Pneumonia is an infection affecting part of the lungs. This disease is the leading cause of death in children under 5 years of age according to the World Health Organization (WHO). In fact, approximately 1.4 million children die of pneumonia each year.
To detect this disease, doctors perform a physical examination on patients with symptoms. They then perform a chest x-ray and make a diagnosis. However, in third-world countries, the tools needed to diagnose this disease are scarce and diagnoses are therefore often inaccurate.
The objective of this case study is therefore to help doctors to have a faster and more accurate diagnosis. Today, data collection is standardized but diagnostic applications are rare in the medical field. The interest is to develop an automated system using artificial intelligence, where Saimple, a tool developed by Numalis, would allow health professionals to understand the origin of the model's clinical decision.
This case study uses a dataset from a Kaggle competition:
https://www.kaggle.com/datasets/paultimothymooney/chest-xray-pneumonia
This dataset contains about 6000 images of chest radiographs of children under 5 years old. The images are labeled according to two classes "NORMAL" and "PNEUMONIA".
It should be noted that in a radiograph, clarity corresponds to the black color and opacity to the white color.
It is important to remember that pneumonia is detected on a chest x-ray when an abnormal accumulation of fluid in the lungs is visible. To identify it, look for areas of opacity, specifically in the lung parenchyma (functional tissue of the lung). For example, in the x-rays below, the one on the right shows that water has accumulated in one of the lungs, while the one on the left does not.
Before starting the analysis, it is important to visualize the proportion of images in each class and in each dataset.
The above graphs show that the "PNEUMONIA" class is over-represented in the training and test sets. This seems consistent since, in reality, before performing a chest X-ray, the patient presents, most of the time, symptoms which increase the probability that the patient is sick. Yet, to improve the training of the model, we need to have a balanced training set, i.e., the same number of images for each class.

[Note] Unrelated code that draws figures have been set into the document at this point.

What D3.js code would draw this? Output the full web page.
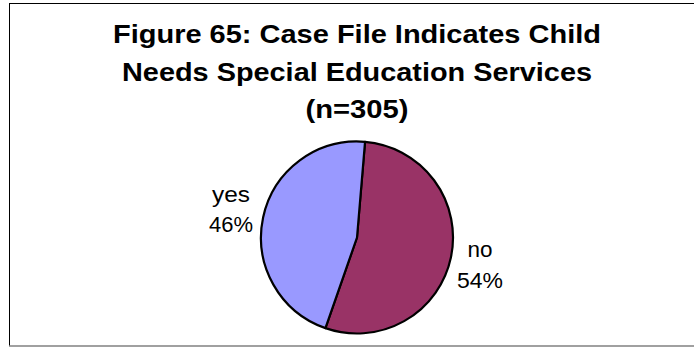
<!DOCTYPE html>
<html>
<head>
<meta charset="utf-8">
<script src="https://cdn.jsdelivr.net/npm/d3@7"></script>
<style>
  html, body { margin: 0; padding: 0; background: #fff; }
  svg { display: block; }
</style>
</head>
<body>
<svg id="chart" width="694" height="347"></svg>
<script>
const titleLines = ["Figure 65: Case File Indicates Child", "Needs Special Education Services", "(n=305)"];
const categories = ["no", "yes"];
const values = [54, 46];
const valueLabels = ["54%", "46%"];
const colors = ["#993366", "#9999FF"];

const svg = d3.select("#chart");

// frame
svg.append("line").attr("x1", 9.5).attr("x2", 9.5).attr("y1", 3.5).attr("y2", 346).attr("stroke", "#000").attr("stroke-width", 1);
svg.append("line").attr("x1", 9).attr("x2", 694).attr("y1", 3.5).attr("y2", 3.5).attr("stroke", "#000").attr("stroke-width", 1);
svg.append("line").attr("x1", 9).attr("x2", 694).attr("y1", 346).attr("y2", 346).attr("stroke", "#808080").attr("stroke-width", 1.5);

// title
const titleY = [43, 80.5, 117.5];
const titleW = [488, 470, 103];
svg.append("g").selectAll("text").data(titleLines).join("text")
  .attr("x", 357)
  .attr("y", (d, i) => titleY[i])
  .attr("text-anchor", "middle")
  .attr("font-family", "'Liberation Sans', Arial, sans-serif")
  .attr("font-weight", "bold")
  .attr("font-size", 26.5)
  .attr("textLength", (d, i) => titleW[i])
  .attr("lengthAdjust", "spacingAndGlyphs")
  .attr("fill", "#000")
  .text(d => d);

// pie
const cx = 357, cy = 237.5, r = 96;
const startDeg = 4.8;
const pie = d3.pie().sort(null)
  .startAngle(startDeg * Math.PI / 180)
  .endAngle((startDeg + 360) * Math.PI / 180);
const arcs = pie(values);
const arc = d3.arc().innerRadius(0).outerRadius(r);

const g = svg.append("g").attr("transform", `translate(${cx},${cy})`);
g.selectAll("path").data(arcs).join("path")
  .attr("d", arc)
  .attr("fill", (d, i) => colors[i])
  .attr("stroke", "#000")
  .attr("stroke-width", 2.2)
  .attr("stroke-linejoin", "round");

// labels
const labelPos = [
  { x: 480, y1: 257, y2: 288, w1: 25, w2: 46 },
  { x: 231, y1: 202, y2: 232, w1: 38, w2: 44 }
];
categories.forEach((c, i) => {
  const p = labelPos[i];
  const base = () => svg.append("text")
    .attr("text-anchor", "middle")
    .attr("font-family", "'Liberation Sans', Arial, sans-serif")
    .attr("font-size", 22)
    .attr("lengthAdjust", "spacingAndGlyphs")
    .attr("fill", "#000");
  base().attr("x", p.x).attr("y", p.y1).attr("textLength", p.w1).text(c);
  base().attr("x", p.x).attr("y", p.y2).attr("textLength", p.w2).text(valueLabels[i]);
});
</script>
</body>
</html>
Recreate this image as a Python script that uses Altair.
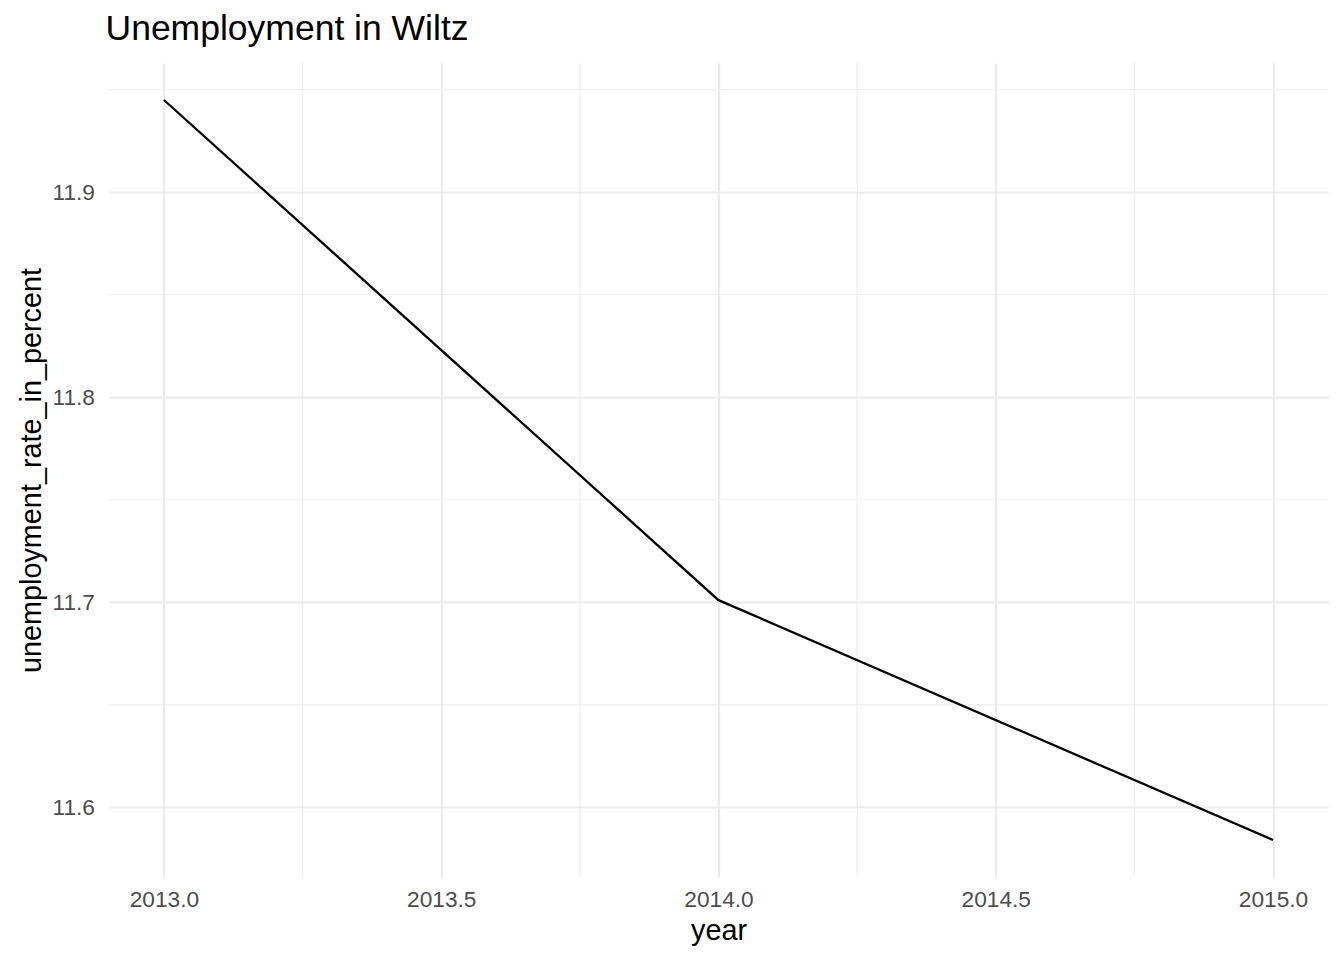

In order to balance the dataset, we will use data augmentation, which is an effective technique to increase the number of images in the underrepresented class. To do this, several images from the underrepresented class are selected and will be transformed to create new images.
The transformation can correspond to:
- Rotate the image randomly,
- Resize vertically or horizontally,
- Crop the image,
- Zooming,
- Fill in pixels (i.e. fill in missing spaces in the resized image).
However, in reality, the images must meet medical quality criteria:
- Symmetry,
- Penetrance,
- Centering,
- Deep inspiration and clearance of the scapulae.
Thus, it is possible to determine that image rotation is not included in the data augmentation.
The four X-rays below are an example of data augmentation.
Indeed, from a single image, four new ones have been generated by cropping and filling the pixels of the missing areas.
For this case study, the prediction model is a convolutional neural network. It is a particular type of neural network used to process image data. The output value of this model is the probability of belonging to a class ("NORMAL" or "PNEUMONIA").
Both radiographs were well predicted: the radiograph of the healthy patient was predicted as "normal" and the radiograph of the patient with pneumonia was predicted as "pneumonia". A question then arises: what features of the image allowed the model to predict correctly?
Saimple is a neural network analysis tool offering the possibility to automatically measure and extract robustness and explainability elements of models. In this use case, Saimple allows identifying the areas of the image that were important in the prediction of the model and thus make it more understandable for health professionals.
Before the Saimple tool can be used, it is necessary to resize the input images of the model. As can be seen below, in order to standardize the size of the radiographs, the radiograph has been resized and this transformation can be easily visualized.